Records contained in a dataset
****************************************
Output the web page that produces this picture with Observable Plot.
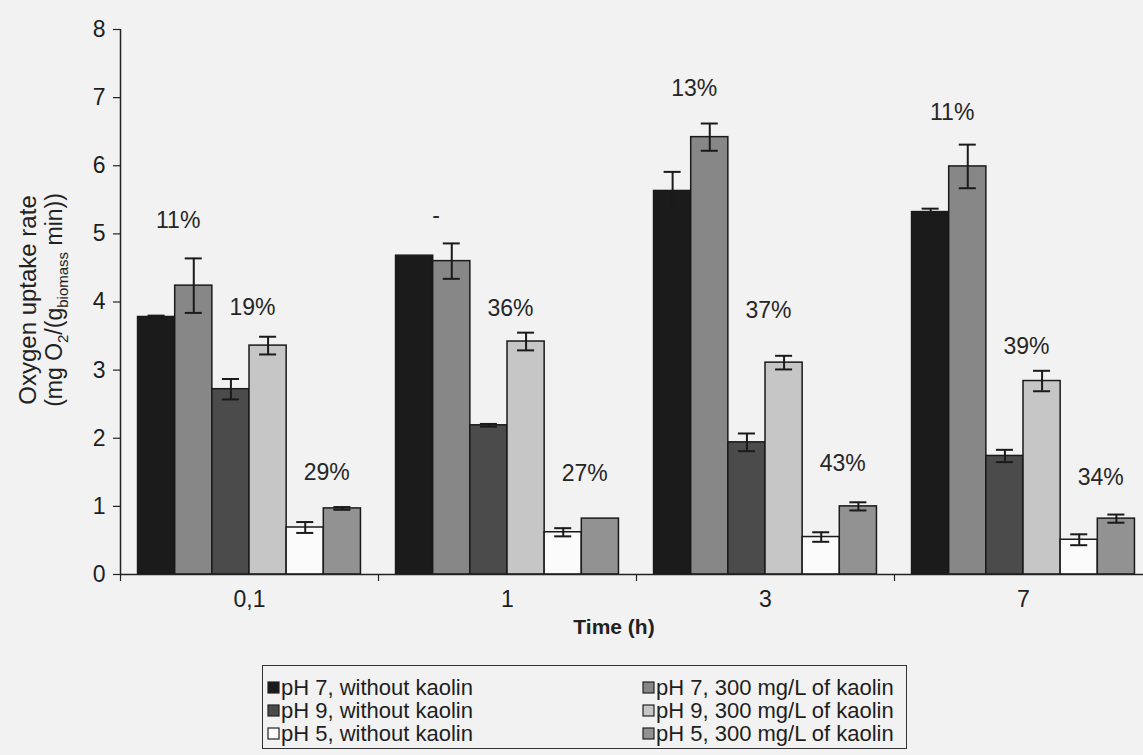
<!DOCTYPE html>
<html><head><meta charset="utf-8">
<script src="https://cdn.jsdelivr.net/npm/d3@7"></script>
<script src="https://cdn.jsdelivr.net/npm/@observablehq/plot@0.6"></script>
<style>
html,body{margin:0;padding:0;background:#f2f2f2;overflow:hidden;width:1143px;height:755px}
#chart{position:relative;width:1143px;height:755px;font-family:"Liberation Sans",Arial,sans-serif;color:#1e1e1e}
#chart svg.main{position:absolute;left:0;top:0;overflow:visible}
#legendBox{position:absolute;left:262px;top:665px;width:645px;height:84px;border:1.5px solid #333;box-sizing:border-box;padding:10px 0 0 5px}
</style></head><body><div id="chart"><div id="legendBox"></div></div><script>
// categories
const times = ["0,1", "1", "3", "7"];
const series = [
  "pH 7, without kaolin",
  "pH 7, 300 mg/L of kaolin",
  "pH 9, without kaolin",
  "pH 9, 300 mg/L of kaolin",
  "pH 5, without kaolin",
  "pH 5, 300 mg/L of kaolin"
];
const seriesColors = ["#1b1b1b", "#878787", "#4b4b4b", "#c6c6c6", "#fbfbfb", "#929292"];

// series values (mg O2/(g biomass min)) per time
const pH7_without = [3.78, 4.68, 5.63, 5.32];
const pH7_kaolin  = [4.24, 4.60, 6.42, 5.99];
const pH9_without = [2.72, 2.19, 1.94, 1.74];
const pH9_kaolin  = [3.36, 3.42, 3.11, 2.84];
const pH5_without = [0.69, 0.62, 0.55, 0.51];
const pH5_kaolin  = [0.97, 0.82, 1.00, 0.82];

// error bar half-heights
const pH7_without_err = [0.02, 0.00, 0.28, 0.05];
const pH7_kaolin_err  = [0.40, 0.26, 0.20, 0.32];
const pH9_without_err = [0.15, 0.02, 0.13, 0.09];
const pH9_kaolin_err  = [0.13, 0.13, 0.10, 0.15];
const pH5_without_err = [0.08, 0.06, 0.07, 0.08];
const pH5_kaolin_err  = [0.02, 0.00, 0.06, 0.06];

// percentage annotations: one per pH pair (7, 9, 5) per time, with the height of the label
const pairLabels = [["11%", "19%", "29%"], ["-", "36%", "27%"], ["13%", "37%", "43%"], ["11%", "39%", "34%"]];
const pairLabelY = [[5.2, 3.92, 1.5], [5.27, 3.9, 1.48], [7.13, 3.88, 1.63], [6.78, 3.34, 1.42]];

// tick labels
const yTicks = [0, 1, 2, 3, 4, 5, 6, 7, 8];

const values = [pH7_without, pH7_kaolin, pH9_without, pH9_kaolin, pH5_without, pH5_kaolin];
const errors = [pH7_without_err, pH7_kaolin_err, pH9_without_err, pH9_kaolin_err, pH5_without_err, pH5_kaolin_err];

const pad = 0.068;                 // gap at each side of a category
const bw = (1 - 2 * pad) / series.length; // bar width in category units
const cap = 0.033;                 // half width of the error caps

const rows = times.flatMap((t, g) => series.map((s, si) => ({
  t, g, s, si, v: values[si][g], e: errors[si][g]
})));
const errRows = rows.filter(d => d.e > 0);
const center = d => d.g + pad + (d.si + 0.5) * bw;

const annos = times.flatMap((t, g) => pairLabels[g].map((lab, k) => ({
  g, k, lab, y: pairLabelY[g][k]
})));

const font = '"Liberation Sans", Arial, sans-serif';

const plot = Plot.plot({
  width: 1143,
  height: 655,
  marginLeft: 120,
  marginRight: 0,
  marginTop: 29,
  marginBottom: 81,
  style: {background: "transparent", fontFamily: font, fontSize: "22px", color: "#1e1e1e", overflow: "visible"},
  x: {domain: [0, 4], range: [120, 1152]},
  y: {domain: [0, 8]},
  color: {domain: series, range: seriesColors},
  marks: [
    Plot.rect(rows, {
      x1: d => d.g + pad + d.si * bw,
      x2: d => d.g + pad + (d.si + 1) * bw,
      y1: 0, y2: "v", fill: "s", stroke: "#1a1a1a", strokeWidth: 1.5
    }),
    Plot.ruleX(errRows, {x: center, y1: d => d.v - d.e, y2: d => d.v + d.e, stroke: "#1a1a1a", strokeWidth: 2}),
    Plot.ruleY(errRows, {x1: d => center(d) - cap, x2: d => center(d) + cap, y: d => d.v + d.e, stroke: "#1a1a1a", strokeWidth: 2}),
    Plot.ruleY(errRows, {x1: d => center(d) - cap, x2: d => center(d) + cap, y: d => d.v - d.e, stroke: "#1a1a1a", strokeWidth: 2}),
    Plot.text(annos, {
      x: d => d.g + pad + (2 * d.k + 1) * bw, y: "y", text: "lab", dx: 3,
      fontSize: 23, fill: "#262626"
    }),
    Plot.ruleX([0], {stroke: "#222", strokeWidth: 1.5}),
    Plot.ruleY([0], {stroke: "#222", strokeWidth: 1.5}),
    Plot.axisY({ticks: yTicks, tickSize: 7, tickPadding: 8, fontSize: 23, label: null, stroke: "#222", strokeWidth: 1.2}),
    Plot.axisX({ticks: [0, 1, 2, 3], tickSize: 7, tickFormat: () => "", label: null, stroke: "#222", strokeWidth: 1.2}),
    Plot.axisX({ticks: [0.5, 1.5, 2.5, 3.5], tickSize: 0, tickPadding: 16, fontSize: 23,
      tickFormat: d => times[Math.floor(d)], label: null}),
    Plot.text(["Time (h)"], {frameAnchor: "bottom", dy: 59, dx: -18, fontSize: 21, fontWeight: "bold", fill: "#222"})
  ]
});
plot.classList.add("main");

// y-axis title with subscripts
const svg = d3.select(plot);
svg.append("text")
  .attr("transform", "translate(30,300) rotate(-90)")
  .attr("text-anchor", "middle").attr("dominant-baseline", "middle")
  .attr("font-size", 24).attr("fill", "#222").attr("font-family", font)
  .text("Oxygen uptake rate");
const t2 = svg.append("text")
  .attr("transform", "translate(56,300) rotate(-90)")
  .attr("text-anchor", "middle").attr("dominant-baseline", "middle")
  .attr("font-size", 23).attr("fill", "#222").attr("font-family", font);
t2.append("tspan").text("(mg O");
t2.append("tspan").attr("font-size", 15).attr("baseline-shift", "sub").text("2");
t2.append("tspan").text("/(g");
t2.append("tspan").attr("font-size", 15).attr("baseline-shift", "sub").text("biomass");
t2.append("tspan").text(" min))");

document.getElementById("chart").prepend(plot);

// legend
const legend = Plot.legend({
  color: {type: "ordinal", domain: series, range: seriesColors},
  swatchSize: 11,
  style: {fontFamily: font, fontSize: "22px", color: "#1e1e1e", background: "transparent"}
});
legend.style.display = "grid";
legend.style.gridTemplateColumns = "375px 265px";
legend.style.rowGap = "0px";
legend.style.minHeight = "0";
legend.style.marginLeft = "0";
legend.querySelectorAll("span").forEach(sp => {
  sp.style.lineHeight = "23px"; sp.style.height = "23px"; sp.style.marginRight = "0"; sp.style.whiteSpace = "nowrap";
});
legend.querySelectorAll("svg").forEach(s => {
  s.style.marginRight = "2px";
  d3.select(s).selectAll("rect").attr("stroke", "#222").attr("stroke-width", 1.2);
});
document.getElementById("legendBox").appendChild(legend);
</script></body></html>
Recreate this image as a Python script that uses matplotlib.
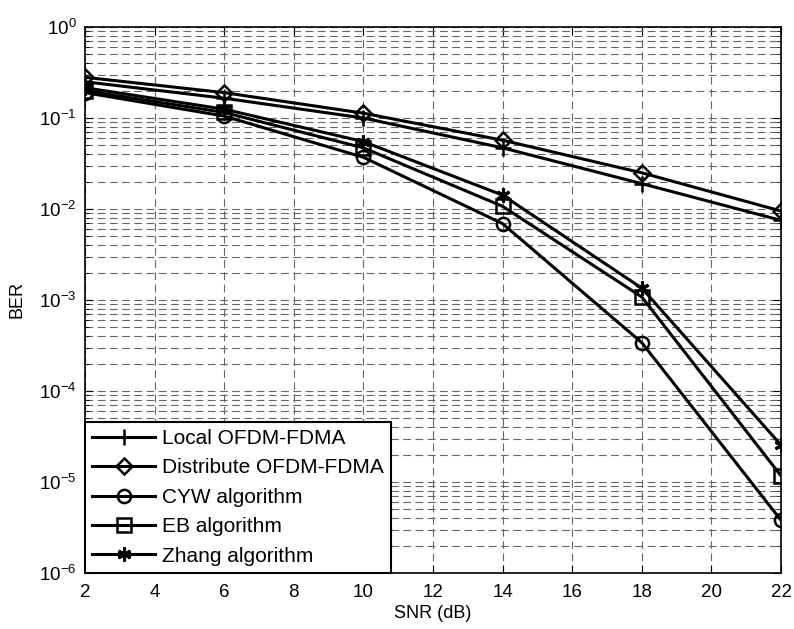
****************************************
■ GOAL OF THE EXERCISE: Omitting all images, print the listing exactly.

■ SOLVED EXERCISE:
Output the web page that produces this picture with Observable Plot.
<!DOCTYPE html>
<html><head><meta charset="utf-8">
<script src="https://cdn.jsdelivr.net/npm/d3@7"></script>
<script src="https://cdn.jsdelivr.net/npm/@observablehq/plot@0.6"></script>
<style>
html,body{margin:0;padding:0;background:#f2f2f2;overflow:hidden;width:1143px;height:755px}
#chart{position:relative;width:1143px;height:755px;font-family:"Liberation Sans",Arial,sans-serif;color:#1e1e1e}
#chart svg.main{position:absolute;left:0;top:0;overflow:visible}
#legendBox{position:absolute;left:262px;top:665px;width:645px;height:84px;border:1.5px solid #333;box-sizing:border-box;padding:10px 0 0 5px}
</style></head><body><div id="chart"><div id="legendBox"></div></div><script>
// categories
const times = ["0,1", "1", "3", "7"];
const series = [
  "pH 7, without kaolin",
  "pH 7, 300 mg/L of kaolin",
  "pH 9, without kaolin",
  "pH 9, 300 mg/L of kaolin",
  "pH 5, without kaolin",
  "pH 5, 300 mg/L of kaolin"
];
const seriesColors = ["#1b1b1b", "#878787", "#4b4b4b", "#c6c6c6", "#fbfbfb", "#929292"];

// series values (mg O2/(g biomass min)) per time
const pH7_without = [3.78, 4.68, 5.63, 5.32];
const pH7_kaolin  = [4.24, 4.60, 6.42, 5.99];
const pH9_without = [2.72, 2.19, 1.94, 1.74];
const pH9_kaolin  = [3.36, 3.42, 3.11, 2.84];
const pH5_without = [0.69, 0.62, 0.55, 0.51];
const pH5_kaolin  = [0.97, 0.82, 1.00, 0.82];

// error bar half-heights
const pH7_without_err = [0.02, 0.00, 0.28, 0.05];
const pH7_kaolin_err  = [0.40, 0.26, 0.20, 0.32];
const pH9_without_err = [0.15, 0.02, 0.13, 0.09];
const pH9_kaolin_err  = [0.13, 0.13, 0.10, 0.15];
const pH5_without_err = [0.08, 0.06, 0.07, 0.08];
const pH5_kaolin_err  = [0.02, 0.00, 0.06, 0.06];

// percentage annotations: one per pH pair (7, 9, 5) per time, with the height of the label
const pairLabels = [["11%", "19%", "29%"], ["-", "36%", "27%"], ["13%", "37%", "43%"], ["11%", "39%", "34%"]];
const pairLabelY = [[5.2, 3.92, 1.5], [5.27, 3.9, 1.48], [7.13, 3.88, 1.63], [6.78, 3.34, 1.42]];

// tick labels
const yTicks = [0, 1, 2, 3, 4, 5, 6, 7, 8];

const values = [pH7_without, pH7_kaolin, pH9_without, pH9_kaolin, pH5_without, pH5_kaolin];
const errors = [pH7_without_err, pH7_kaolin_err, pH9_without_err, pH9_kaolin_err, pH5_without_err, pH5_kaolin_err];

const pad = 0.068;                 // gap at each side of a category
const bw = (1 - 2 * pad) / series.length; // bar width in category units
const cap = 0.033;                 // half width of the error caps

const rows = times.flatMap((t, g) => series.map((s, si) => ({
  t, g, s, si, v: values[si][g], e: errors[si][g]
})));
const errRows = rows.filter(d => d.e > 0);
const center = d => d.g + pad + (d.si + 0.5) * bw;

const annos = times.flatMap((t, g) => pairLabels[g].map((lab, k) => ({
  g, k, lab, y: pairLabelY[g][k]
})));

const font = '"Liberation Sans", Arial, sans-serif';

const plot = Plot.plot({
  width: 1143,
  height: 655,
  marginLeft: 120,
  marginRight: 0,
  marginTop: 29,
  marginBottom: 81,
  style: {background: "transparent", fontFamily: font, fontSize: "22px", color: "#1e1e1e", overflow: "visible"},
  x: {domain: [0, 4], range: [120, 1152]},
  y: {domain: [0, 8]},
  color: {domain: series, range: seriesColors},
  marks: [
    Plot.rect(rows, {
      x1: d => d.g + pad + d.si * bw,
      x2: d => d.g + pad + (d.si + 1) * bw,
      y1: 0, y2: "v", fill: "s", stroke: "#1a1a1a", strokeWidth: 1.5
    }),
    Plot.ruleX(errRows, {x: center, y1: d => d.v - d.e, y2: d => d.v + d.e, stroke: "#1a1a1a", strokeWidth: 2}),
    Plot.ruleY(errRows, {x1: d => center(d) - cap, x2: d => center(d) + cap, y: d => d.v + d.e, stroke: "#1a1a1a", strokeWidth: 2}),
    Plot.ruleY(errRows, {x1: d => center(d) - cap, x2: d => center(d) + cap, y: d => d.v - d.e, stroke: "#1a1a1a", strokeWidth: 2}),
    Plot.text(annos, {
      x: d => d.g + pad + (2 * d.k + 1) * bw, y: "y", text: "lab", dx: 3,
      fontSize: 23, fill: "#262626"
    }),
    Plot.ruleX([0], {stroke: "#222", strokeWidth: 1.5}),
    Plot.ruleY([0], {stroke: "#222", strokeWidth: 1.5}),
    Plot.axisY({ticks: yTicks, tickSize: 7, tickPadding: 8, fontSize: 23, label: null, stroke: "#222", strokeWidth: 1.2}),
    Plot.axisX({ticks: [0, 1, 2, 3], tickSize: 7, tickFormat: () => "", label: null, stroke: "#222", strokeWidth: 1.2}),
    Plot.axisX({ticks: [0.5, 1.5, 2.5, 3.5], tickSize: 0, tickPadding: 16, fontSize: 23,
      tickFormat: d => times[Math.floor(d)], label: null}),
    Plot.text(["Time (h)"], {frameAnchor: "bottom", dy: 59, dx: -18, fontSize: 21, fontWeight: "bold", fill: "#222"})
  ]
});
plot.classList.add("main");

// y-axis title with subscripts
const svg = d3.select(plot);
svg.append("text")
  .attr("transform", "translate(30,300) rotate(-90)")
  .attr("text-anchor", "middle").attr("dominant-baseline", "middle")
  .attr("font-size", 24).attr("fill", "#222").attr("font-family", font)
  .text("Oxygen uptake rate");
const t2 = svg.append("text")
  .attr("transform", "translate(56,300) rotate(-90)")
  .attr("text-anchor", "middle").attr("dominant-baseline", "middle")
  .attr("font-size", 23).attr("fill", "#222").attr("font-family", font);
t2.append("tspan").text("(mg O");
t2.append("tspan").attr("font-size", 15).attr("baseline-shift", "sub").text("2");
t2.append("tspan").text("/(g");
t2.append("tspan").attr("font-size", 15).attr("baseline-shift", "sub").text("biomass");
t2.append("tspan").text(" min))");

document.getElementById("chart").prepend(plot);

// legend
const legend = Plot.legend({
  color: {type: "ordinal", domain: series, range: seriesColors},
  swatchSize: 11,
  style: {fontFamily: font, fontSize: "22px", color: "#1e1e1e", background: "transparent"}
});
legend.style.display = "grid";
legend.style.gridTemplateColumns = "375px 265px";
legend.style.rowGap = "0px";
legend.style.minHeight = "0";
legend.style.marginLeft = "0";
legend.querySelectorAll("span").forEach(sp => {
  sp.style.lineHeight = "23px"; sp.style.height = "23px"; sp.style.marginRight = "0"; sp.style.whiteSpace = "nowrap";
});
legend.querySelectorAll("svg").forEach(s => {
  s.style.marginRight = "2px";
  d3.select(s).selectAll("rect").attr("stroke", "#222").attr("stroke-width", 1.2);
});
document.getElementById("legendBox").appendChild(legend);
</script></body></html>
Recreate this image as a Python script that uses matplotlib.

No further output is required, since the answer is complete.